# The Importance of Prose in Communicating Data

Tim Brock / Thursday, June 2, 2016

If you're a data communicator, having a good understanding of chart and table design is important. Thankfully, the art and science of creating effective charts and tables is the subject of a great number of books. (One of my favorites is Stephen Few's Show Me the Numbers.) This doesn't, however, mean that how we use ordinary prose - spoken or written - should be ignored.

About a year ago I wrote an article here titled "7 Do's and Don't of Dataviz". The first of those seven things was "Don’t use a chart when a sentence will do". Ryan Sleeper takes the opposing view in this article:: "Even when the numbers are in units, you can likely tell that the first number is smaller than the second number, but it is challenging to consider the scale of the difference."

I'm not convinced by this argument for written text if the numbers are formatted consistently, with commas (or points) as thousand separators. The varying number of digits and separators make it fairly obvious when numbers differ by a couple of orders of magnitude. (Aside: this is also why you should right-align numbers in tables (or align on the decimal point where possible and applicable).)

Better still, with written prose we can be explicit about large differences: "Value 1 (4,500,000) is 150 times larger than value 2 (30,000)." In a single sentence we have expressed a pair of values precisely and provided a simple comparison that is really easy to understand: the first entity is 150 times the size of the second.
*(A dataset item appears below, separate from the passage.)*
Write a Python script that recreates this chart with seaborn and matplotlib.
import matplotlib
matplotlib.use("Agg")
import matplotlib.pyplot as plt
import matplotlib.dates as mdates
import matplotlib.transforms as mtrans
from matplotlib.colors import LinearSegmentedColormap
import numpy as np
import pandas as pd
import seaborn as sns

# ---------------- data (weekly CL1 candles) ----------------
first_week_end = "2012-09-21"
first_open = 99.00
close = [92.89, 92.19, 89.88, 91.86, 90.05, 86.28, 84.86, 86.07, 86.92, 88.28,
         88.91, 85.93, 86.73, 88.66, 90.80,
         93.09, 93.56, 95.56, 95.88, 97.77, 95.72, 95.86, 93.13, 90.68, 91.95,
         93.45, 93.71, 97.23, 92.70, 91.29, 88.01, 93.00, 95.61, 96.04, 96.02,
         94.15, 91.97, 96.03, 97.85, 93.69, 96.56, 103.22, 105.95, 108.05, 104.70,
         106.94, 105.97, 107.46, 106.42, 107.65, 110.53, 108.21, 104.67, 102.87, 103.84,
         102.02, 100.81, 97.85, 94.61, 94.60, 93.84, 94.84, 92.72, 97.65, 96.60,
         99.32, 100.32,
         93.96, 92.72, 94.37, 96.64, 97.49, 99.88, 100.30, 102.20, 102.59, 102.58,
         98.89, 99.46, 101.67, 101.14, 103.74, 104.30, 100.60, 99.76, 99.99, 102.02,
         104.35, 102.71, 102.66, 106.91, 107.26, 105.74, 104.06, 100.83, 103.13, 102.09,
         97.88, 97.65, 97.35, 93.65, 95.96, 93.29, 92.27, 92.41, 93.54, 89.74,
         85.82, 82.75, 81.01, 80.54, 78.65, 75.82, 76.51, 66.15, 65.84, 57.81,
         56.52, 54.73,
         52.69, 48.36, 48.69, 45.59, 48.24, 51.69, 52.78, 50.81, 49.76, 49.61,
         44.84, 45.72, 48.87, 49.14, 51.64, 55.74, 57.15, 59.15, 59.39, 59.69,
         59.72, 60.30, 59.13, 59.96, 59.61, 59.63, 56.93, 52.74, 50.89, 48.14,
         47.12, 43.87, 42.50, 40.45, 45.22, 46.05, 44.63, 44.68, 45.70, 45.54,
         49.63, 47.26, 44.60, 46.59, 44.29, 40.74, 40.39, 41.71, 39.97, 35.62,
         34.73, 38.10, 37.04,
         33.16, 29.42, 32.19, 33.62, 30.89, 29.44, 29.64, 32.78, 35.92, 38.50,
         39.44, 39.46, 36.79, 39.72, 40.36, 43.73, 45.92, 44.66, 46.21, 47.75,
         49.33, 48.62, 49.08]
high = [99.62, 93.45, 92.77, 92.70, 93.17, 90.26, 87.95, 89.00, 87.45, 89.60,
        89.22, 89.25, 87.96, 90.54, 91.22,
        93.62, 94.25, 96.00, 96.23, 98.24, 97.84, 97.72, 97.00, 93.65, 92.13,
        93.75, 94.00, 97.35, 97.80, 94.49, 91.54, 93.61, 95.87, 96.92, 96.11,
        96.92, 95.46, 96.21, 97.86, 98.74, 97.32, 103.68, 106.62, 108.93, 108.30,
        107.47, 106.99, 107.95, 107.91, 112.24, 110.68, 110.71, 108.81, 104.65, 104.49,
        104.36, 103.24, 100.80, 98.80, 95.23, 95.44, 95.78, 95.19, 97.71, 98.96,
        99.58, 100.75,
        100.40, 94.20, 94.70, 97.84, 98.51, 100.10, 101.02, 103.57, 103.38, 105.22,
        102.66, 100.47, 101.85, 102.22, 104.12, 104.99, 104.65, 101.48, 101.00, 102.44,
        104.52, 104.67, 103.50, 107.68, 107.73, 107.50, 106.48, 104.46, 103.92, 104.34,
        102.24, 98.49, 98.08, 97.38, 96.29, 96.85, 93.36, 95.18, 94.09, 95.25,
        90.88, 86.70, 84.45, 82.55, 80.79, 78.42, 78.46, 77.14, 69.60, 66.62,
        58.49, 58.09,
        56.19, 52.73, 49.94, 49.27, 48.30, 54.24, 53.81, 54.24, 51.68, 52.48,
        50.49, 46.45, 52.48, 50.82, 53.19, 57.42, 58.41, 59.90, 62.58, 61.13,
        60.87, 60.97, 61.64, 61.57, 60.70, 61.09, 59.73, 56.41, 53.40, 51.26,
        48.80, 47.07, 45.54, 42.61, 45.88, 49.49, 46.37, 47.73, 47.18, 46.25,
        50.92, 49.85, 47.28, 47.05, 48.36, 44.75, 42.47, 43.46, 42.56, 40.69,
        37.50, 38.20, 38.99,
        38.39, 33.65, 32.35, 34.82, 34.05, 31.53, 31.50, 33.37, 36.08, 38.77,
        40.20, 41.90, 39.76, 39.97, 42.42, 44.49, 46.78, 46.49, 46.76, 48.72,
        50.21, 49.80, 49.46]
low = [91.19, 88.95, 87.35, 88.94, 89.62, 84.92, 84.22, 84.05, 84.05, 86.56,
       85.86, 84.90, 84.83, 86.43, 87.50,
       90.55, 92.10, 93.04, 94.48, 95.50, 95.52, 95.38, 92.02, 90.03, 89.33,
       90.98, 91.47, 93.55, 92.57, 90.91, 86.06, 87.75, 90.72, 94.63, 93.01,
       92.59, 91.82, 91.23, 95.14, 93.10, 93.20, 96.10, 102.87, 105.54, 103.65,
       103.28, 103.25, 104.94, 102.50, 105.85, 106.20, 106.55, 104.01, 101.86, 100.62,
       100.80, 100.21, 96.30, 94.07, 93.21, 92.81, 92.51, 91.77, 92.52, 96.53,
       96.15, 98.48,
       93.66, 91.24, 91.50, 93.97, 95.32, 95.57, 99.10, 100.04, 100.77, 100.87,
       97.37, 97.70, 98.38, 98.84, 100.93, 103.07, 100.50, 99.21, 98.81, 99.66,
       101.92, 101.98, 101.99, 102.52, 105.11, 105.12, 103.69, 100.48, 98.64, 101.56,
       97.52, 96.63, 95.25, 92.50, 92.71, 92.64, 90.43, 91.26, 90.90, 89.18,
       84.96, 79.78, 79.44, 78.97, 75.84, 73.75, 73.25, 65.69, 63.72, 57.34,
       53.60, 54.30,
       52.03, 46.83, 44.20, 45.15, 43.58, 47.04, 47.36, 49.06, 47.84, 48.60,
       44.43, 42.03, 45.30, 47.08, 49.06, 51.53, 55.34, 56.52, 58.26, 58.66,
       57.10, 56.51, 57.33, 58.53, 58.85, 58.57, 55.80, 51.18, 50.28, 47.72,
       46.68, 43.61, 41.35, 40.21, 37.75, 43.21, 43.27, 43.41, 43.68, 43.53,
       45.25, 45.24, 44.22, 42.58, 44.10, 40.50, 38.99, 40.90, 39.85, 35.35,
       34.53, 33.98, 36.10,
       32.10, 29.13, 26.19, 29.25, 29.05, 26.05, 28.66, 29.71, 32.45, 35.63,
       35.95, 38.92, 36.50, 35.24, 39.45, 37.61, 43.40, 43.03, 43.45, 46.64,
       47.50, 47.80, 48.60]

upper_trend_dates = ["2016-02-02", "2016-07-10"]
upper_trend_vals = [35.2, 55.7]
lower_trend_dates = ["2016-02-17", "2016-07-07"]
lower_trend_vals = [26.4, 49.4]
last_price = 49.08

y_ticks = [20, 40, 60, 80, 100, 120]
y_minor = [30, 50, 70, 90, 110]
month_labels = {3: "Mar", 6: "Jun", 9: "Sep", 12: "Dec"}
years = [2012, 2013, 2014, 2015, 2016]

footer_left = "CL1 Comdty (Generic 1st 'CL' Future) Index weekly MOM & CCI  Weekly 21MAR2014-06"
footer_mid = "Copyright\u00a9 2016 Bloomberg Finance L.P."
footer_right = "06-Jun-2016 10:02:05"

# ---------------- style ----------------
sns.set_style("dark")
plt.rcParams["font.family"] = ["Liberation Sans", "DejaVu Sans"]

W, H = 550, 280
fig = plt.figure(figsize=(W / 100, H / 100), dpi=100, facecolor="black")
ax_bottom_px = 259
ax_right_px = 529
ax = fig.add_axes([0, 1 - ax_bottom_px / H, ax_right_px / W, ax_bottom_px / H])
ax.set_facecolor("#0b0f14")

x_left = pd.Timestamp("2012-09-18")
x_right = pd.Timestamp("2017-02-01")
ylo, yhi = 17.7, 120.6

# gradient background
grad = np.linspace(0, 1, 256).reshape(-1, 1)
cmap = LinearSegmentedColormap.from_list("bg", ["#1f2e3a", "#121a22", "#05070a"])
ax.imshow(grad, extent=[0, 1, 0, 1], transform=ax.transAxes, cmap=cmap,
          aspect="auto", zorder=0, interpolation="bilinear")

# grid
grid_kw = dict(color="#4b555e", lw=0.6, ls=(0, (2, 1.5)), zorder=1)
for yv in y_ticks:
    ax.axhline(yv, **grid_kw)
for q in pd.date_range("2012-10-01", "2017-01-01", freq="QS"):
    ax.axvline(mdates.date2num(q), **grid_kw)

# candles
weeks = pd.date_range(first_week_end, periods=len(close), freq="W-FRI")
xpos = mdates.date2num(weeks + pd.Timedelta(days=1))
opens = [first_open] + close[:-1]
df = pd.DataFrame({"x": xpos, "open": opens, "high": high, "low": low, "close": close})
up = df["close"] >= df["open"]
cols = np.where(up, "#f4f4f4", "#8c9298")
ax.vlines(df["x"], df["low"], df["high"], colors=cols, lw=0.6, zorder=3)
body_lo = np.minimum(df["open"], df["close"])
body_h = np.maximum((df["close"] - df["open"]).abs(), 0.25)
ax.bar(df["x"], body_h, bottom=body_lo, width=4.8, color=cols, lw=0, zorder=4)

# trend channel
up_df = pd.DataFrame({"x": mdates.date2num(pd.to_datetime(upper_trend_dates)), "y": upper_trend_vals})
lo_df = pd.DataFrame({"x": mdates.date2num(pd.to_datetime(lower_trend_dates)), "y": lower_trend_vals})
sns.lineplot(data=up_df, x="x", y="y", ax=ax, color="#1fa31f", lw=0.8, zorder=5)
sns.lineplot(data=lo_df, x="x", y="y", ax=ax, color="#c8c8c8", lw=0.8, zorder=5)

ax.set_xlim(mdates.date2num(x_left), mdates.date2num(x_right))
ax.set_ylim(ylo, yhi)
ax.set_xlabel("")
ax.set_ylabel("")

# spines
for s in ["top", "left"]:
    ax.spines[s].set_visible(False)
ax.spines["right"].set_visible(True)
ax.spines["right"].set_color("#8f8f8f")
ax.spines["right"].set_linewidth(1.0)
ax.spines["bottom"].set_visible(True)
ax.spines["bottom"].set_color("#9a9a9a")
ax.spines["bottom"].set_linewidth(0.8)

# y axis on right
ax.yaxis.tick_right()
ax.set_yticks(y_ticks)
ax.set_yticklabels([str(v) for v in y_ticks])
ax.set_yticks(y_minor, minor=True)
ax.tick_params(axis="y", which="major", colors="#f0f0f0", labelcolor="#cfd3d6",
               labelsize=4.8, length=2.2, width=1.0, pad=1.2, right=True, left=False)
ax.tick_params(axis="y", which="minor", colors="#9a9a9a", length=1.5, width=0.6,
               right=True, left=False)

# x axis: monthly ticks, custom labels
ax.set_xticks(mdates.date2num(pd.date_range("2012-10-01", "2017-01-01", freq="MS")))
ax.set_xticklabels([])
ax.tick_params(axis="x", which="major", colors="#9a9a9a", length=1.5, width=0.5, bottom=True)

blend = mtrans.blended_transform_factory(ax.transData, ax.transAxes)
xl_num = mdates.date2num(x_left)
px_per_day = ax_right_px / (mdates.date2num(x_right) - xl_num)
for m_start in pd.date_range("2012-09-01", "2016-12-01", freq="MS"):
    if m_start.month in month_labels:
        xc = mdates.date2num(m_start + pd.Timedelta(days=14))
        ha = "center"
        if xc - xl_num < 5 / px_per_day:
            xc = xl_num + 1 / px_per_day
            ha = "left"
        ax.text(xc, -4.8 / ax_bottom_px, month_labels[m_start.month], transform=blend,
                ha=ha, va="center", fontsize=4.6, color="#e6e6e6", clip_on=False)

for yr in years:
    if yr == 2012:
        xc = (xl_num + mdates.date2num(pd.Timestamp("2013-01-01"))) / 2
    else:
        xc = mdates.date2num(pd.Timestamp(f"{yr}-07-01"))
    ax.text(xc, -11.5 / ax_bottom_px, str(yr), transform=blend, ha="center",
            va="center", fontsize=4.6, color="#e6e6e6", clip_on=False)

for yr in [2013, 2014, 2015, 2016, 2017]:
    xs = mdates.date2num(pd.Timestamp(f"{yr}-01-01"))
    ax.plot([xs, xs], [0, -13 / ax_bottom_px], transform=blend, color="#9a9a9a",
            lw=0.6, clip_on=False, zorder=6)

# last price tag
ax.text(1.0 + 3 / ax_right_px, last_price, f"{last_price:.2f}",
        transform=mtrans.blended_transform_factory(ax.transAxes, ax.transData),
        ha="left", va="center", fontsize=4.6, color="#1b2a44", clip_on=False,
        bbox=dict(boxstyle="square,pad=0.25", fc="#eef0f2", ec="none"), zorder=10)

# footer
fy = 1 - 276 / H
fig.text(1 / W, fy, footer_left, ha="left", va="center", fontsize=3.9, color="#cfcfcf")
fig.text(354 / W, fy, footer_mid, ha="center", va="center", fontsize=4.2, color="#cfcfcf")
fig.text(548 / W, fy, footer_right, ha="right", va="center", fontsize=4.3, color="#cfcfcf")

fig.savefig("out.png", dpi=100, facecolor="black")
Even if you don't like the use of parentheses or you don't want to type out all the 0's in 4,500,000 there are plenty of other ways to create a sentence that clearly conveys the difference between two very different numbers. In most cases you'll probably be looking at real entities or concepts rather than completely abstract numbers so we'll imagine a scenario: "With a salary of \$30,000, Bob would have to work for 150 years to earn the \$4.5 million that Aaron earns in just one twelve-month period." While you can see there's a massive difference between the wages of Aaron and Bob in the bar chart below, it's pretty tough to get the factor of 150 from comparing the lengths or end-points of the bars alone. You might think "Wow, Aaron earns a lot more than Bob" but you're unlikely to get the bit where it'd take Bob a century and a half to earn as much.
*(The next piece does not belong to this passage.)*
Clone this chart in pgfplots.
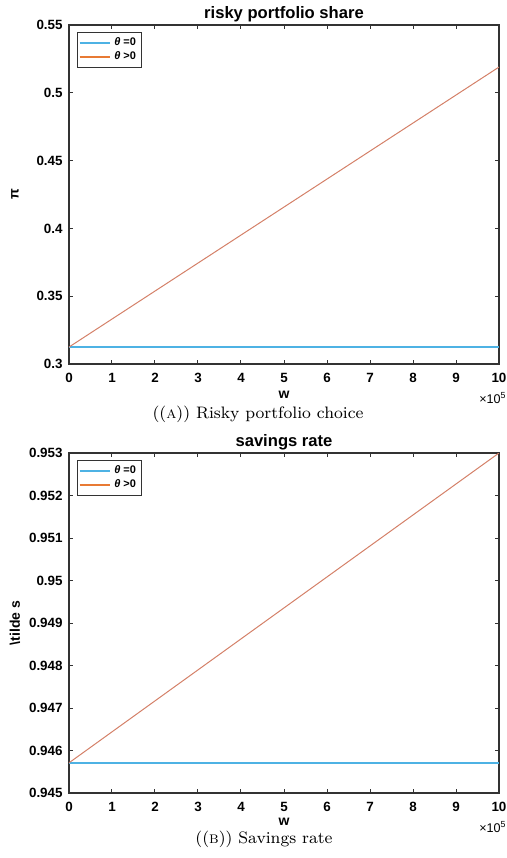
\documentclass[border=0pt]{standalone}
\usepackage{fontspec}
\usepackage{pgfplots}
\pgfplotsset{compat=1.18}
\newfontfamily\mfont{Liberation Sans}

\definecolor{mblue}{RGB}{77,178,228}
\definecolor{mred}{RGB}{212,128,104}
\definecolor{lorange}{RGB}{232,122,52}

\pgfplotsset{
  mstyle/.style={
    scale only axis, width=215pt,
    xmin=0, xmax=10, xtick={0,1,...,10},
    tick align=inside, major tick length=2pt,
    axis line style={black!80, line width=0.8pt},
    every tick/.style={black!80, line width=0.5pt},
    /pgf/number format/assume math mode=true,
    tick label style={font=\fontsize{6.7}{7}\mfont\bfseries},
    xticklabel style={inner sep=0pt, yshift=-4.5pt},
    yticklabel style={inner sep=0pt, xshift=-3pt},
    scaled y ticks=false,
    every axis title shift=0pt,
    title style={font=\fontsize{8.3}{9}\mfont\bfseries, at={(0.5,1)}, anchor=base, yshift=3.5pt, inner sep=0pt},
    xlabel style={font=\fontsize{7}{8}\mfont\bfseries, at={(0.5,0)}, anchor=center, yshift=-15.5pt, inner sep=0pt},
    ylabel style={font=\fontsize{7}{8}\mfont\bfseries, at={(-0.1256,0.5)}, anchor=center, inner sep=0pt},
    legend style={at={(0,1)}, anchor=north west, xshift=4pt, yshift=-3.5pt,
      font=\fontsize{5.5}{6}\mfont\bfseries, inner sep=0.6pt, row sep=-2.5pt,
      draw=black!80, line width=0.5pt},
    legend cell align=left,
    legend image code/.code={\draw[#1] (0pt,0pt) -- (15pt,0pt);},
  },
}

\begin{document}
\begin{tikzpicture}[x=1pt,y=1pt]
\useasboundingbox (0,0) rectangle (253.5,-429);

% (a) risky portfolio share
\begin{axis}[mstyle, at={(34.5pt,-182pt)}, anchor=south west, height=169.5pt,
  ymin=0.3, ymax=0.55, ytick={0.3,0.35,0.4,0.45,0.5,0.55},
  title={risky portfolio share}, xlabel={w}, ylabel={π}]
\addplot[mblue, line width=0.7pt] coordinates {(0,0.3125) (10,0.3125)};
\addlegendentry{{\itshape θ} =0}
\addplot[mred, line width=0.5pt, legend image post style={lorange, line width=0.8pt}]
  coordinates {(0,0.3125) (10,0.519)};
\addlegendentry{{\itshape θ} >0}
\end{axis}
\node[anchor=east, inner sep=0pt, font=\fontsize{6.3}{7}\mfont] at (253.5,-199) {×10\textsuperscript{5}};
\node[font=\fontsize{8.3}{10}\selectfont, inner sep=0pt] at (129,-207) {((\textsc{a})) Risky portfolio choice};

% (b) savings rate
\begin{axis}[mstyle, at={(34.5pt,-396.5pt)}, anchor=south west, height=170pt,
  ymin=0.945, ymax=0.953,
  ytick={0.945,0.946,0.947,0.948,0.949,0.95,0.951,0.952,0.953},
  yticklabel style={/pgf/number format/.cd, fixed, precision=3},
  xlabel style={yshift=1.2pt},
  title={savings rate}, xlabel={w}, ylabel={\textbackslash tilde s}]
\addplot[mblue, line width=0.7pt] coordinates {(0,0.94571) (10,0.94571)};
\addlegendentry{{\itshape θ} =0}
\addplot[mred, line width=0.5pt, legend image post style={lorange, line width=0.8pt}]
  coordinates {(0,0.94571) (10,0.953)};
\addlegendentry{{\itshape θ} >0}
\end{axis}
\node[anchor=east, inner sep=0pt, font=\fontsize{6.3}{7}\mfont] at (253.5,-413.5) {×10\textsuperscript{5}};
\node[font=\fontsize{8.3}{10}\selectfont, inner sep=0pt] at (132,-419.5) {((\textsc{b})) Savings rate};
\end{tikzpicture}
\end{document}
Of course, neither the descriptive sentence nor the bar chart tell us anything about why Aaron earns so much or why Bob's salary is more modest. Neither really tells us why we should care either. Two numbers are different. So what?

Well there might be a good story in the difference. They could be twins or friends who made slightly different life choices with huge consequences. Or we could "just" be comparing a company CEO and someone further down the company's pyramid. As I keep saying, context is key when it comes to conveying data. Even if you really insist that your two data points require a chart, chances are that to convey the proper context and make a real impact you'll need to provide some descriptive information that doesn't have a natural chart form. So it makes sense to take some time to think about prose whether you listen to my earlier advice or not.

I'm not saying we can't enhance charts by adding more visual cues that help with context, if we have relevant information available. The chart below is the same as above except with a reference line for the median salary for the made-up company I've decided they work for. Now we can see that Bob's salary is much closer to the median than Aaron's (as you might expect).

Let's try to put the salient details from the chart above in a sentence or two: "Bob's salary of \$30,000 is 80% of the company median of \$37,500; he would have to work for 150 years to earn the \$4.5 million that Aaron earns in just one twelve-month period." From this we learn precisely what Bob's salary is, how Bob's salary compares to the median, precisely what the median is, how Bob's salary compares to Aaron's salary and what Aaron's salary is. The only information we're not given directly is how Aaron's salary compares to the median. But since we know Bob's salary is similar to the median but two orders of magnitude less than the Aaron's, it should be fairly evident that Aaron's salary is two orders of magnitude greater than the median.

Using prose to communicate data effectively isn't just about picking the right number formatting and sentence structure. You also need to use the right units for your audience: I could tell you that the Andromeda galaxy is about 780 kiloparsecs away, but unless you've taken an astronomy course you're unlikely to feel better informed. If I told you it was two and a half million light years from Earth you might at least be inclined to think "oh, that's a really long way". More people will understand that light travels a long way in a year than will know that a parsec is the distance at which the mean radius of the Earth's orbit subtends an angle of one arcsecond and that a kiloparsec is a thousand times that distance. Don't be afraid to use unusual units of measurement, perhaps alongside conventional ones, to provide context when you expect your audience will lack domain expertise.

Take the time to think about how best to express your key values, which set of units to express them in and how to make comparisons easier. Turn to charts when you have something important to convey that can't be said in a few words and when you want to highlight patterns, trends and differences rather than provide precise values (where a table should be used instead). Whichever option you go for, remember to provide context.